Schultz had little opportunity to show his wonderful technique, except for the cadenza near the end. Not having seen the score, we found it difficult to determine whether MacMillan intended the orchestra to swallow the soloist (for symbolic reasons) or whether Llewellyn just had difficulty balancing the often harsh orchestral sound with the inherently mournful gentleness of the English horn.

Problems of balance plagued the next work as well. Pianist Christopher O’Riley joined the orchestra in Camille Saint-Saëns’s Piano Concerto No.2. This work, with its endless runs of scales going up, scales going down, must be the nightmare of any aspiring pianist. Unfortunately, try as one may to convey deep emotional content, there is little in it except the technical bravura. In the last, presto movement, a frantic tarantella, O’Riley often pushed the beat, blurring some of the rapid finger-work in the process. Llewellyn’s accompaniment showed little dynamic gradation. He seems to love fortissimo and forgets to balance it with the appropriate pianissimo.

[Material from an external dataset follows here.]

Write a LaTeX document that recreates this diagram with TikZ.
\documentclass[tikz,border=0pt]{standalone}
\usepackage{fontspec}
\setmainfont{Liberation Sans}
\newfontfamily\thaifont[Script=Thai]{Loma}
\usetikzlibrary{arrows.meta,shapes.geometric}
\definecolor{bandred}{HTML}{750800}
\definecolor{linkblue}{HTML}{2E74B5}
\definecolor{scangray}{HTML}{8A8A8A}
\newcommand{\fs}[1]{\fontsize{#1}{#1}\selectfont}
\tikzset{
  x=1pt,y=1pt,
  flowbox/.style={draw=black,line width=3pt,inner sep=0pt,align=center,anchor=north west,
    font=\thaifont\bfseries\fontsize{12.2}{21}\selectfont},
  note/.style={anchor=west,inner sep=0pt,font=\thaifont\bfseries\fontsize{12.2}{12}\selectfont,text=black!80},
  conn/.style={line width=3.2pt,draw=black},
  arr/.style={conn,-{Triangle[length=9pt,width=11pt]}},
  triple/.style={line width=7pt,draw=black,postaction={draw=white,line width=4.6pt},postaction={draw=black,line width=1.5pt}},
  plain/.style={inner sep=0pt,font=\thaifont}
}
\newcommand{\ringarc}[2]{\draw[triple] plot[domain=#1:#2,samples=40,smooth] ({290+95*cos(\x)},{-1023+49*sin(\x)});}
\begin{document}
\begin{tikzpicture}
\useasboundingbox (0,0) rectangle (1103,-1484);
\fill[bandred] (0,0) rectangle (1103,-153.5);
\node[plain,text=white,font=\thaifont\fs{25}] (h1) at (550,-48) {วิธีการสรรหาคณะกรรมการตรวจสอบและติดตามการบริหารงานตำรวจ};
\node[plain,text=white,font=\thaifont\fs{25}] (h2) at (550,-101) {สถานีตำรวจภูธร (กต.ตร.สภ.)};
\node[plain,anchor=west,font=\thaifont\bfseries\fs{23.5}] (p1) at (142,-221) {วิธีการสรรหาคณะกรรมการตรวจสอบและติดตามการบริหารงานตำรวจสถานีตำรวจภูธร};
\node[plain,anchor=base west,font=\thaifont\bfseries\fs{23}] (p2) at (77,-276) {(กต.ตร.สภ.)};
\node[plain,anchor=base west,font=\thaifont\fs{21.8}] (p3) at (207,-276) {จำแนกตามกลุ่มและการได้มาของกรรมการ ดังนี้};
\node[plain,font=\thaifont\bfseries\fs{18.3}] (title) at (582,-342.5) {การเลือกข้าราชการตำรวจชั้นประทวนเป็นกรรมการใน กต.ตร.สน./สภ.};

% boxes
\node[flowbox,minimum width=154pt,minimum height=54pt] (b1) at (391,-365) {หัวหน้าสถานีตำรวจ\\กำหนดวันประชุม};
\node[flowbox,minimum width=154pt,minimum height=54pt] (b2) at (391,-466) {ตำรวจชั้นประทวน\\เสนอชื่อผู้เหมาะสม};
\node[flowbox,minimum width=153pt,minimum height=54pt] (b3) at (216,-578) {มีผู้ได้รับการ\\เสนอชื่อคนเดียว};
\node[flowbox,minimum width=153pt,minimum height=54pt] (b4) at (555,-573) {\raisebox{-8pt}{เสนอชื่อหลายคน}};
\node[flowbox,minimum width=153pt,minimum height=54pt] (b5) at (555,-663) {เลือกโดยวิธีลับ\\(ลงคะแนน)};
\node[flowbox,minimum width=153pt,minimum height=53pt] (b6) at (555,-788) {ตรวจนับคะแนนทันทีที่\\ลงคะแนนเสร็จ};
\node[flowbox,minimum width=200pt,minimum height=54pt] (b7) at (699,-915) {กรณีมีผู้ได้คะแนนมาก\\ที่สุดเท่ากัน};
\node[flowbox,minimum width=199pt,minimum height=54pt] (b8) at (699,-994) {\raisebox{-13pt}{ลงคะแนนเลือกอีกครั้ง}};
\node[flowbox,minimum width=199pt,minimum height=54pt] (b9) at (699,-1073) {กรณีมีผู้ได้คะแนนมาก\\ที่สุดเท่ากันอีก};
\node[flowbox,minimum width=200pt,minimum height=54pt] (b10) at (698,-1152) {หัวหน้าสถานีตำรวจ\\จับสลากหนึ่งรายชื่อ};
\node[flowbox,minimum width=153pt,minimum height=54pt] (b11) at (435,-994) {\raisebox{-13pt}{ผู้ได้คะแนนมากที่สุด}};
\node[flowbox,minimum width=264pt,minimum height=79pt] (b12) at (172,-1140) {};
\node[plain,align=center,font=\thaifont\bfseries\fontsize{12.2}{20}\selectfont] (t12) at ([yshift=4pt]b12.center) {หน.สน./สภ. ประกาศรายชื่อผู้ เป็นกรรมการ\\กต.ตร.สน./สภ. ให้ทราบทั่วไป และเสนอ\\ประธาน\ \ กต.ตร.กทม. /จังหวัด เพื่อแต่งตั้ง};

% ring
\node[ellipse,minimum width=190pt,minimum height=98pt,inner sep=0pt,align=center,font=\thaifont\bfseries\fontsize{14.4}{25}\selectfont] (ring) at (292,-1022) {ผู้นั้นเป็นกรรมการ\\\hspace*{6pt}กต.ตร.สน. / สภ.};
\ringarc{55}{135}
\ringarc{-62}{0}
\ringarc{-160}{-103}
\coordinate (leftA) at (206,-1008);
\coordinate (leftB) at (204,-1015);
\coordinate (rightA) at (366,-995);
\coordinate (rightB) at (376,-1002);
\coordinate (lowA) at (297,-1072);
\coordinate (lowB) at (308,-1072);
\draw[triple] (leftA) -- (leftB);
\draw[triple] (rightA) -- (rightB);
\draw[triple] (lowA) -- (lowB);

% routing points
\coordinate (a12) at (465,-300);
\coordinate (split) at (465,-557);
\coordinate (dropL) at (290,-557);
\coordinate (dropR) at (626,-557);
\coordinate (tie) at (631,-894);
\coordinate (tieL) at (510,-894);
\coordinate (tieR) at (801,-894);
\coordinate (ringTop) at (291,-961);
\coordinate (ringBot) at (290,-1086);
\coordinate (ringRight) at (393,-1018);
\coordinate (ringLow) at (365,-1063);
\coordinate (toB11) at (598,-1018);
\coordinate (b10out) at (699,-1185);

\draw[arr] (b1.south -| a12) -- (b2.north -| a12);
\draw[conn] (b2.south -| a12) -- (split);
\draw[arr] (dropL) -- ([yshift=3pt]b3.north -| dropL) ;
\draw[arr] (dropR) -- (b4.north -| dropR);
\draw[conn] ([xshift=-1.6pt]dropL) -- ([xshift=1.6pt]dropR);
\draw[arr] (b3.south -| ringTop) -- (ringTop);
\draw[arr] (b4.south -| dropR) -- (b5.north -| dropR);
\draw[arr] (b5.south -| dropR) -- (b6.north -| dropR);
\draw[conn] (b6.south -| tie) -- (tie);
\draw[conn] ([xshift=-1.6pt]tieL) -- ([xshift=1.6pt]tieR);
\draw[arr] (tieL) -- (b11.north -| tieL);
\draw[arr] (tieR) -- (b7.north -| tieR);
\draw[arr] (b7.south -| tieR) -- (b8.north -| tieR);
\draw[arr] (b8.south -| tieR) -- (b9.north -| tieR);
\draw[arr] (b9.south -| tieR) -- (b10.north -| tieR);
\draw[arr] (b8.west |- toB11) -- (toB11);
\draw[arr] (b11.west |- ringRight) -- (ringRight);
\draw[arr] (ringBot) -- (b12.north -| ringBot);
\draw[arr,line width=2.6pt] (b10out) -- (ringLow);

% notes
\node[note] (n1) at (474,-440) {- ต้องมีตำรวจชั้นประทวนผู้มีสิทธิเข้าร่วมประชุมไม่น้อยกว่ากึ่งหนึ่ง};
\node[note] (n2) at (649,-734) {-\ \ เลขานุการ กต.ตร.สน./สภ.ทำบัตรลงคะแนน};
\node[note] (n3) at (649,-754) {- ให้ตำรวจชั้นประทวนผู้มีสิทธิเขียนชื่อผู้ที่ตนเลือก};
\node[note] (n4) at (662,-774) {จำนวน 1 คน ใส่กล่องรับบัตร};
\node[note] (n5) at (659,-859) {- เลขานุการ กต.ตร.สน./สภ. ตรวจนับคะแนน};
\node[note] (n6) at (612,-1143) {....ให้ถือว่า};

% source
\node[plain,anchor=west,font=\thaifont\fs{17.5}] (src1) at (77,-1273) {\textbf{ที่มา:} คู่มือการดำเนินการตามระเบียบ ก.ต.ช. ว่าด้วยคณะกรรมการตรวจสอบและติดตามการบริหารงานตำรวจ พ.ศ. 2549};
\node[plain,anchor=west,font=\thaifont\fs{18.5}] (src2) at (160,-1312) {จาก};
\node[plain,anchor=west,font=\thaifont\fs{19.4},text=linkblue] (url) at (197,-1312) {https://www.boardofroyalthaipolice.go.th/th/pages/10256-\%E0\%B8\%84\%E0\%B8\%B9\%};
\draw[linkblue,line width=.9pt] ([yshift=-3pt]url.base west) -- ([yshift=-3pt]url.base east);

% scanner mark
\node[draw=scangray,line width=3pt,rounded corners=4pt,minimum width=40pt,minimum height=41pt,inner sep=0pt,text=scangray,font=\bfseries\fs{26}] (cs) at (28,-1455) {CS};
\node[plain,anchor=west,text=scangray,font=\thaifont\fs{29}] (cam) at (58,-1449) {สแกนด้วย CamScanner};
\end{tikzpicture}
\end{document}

The second half of the program consisted of Sergey Prokofiev’s Symphony No. 5, which fared better but still lacked dynamic subtlety. Last week was the 50th anniversary of Prokofiev’s death of, and it was appropriate to program this Symphony, his most ambitious and successful orchestral work. By the time of his death, Prokofiev was shunned and ignored in his native country, one of many victims of Stalin’s witch hunts of the late 1940s. To add insult to injury, he died within hours of his nemesis, Stalin, so that even in death he was practically ignored.

The Fifth Symphony was composed in much better times, towards the end of 1944, with victory over Germany in the air. And while it has its dark moments, especially in the first movement, the overall tone is bright, especially in the second movement and finale. Somehow the NCS and Llewellyn brought out the majestic but not the dark, brooding side of the first and third movements. In the first movement in particular, the woodwinds were ragged whenever they were not drowned out by the brass. Llewellyn did better with the faster second and final movements, where the build-up in excitement is clearly written into the score. We suspect that the unfamiliar work by MacMillan took up too much of the available rehearsal time, shortchanging the Prokofiev Symphony.

The N. C. Symphony is planning to continue its search for a new music director into next season and will invite back its top candidates from this season. While this was a fairly good performance, it excited neither of us. So far, we have heard at least two prospects for the music director’s plum that we’d rank ahead of Llewellyn.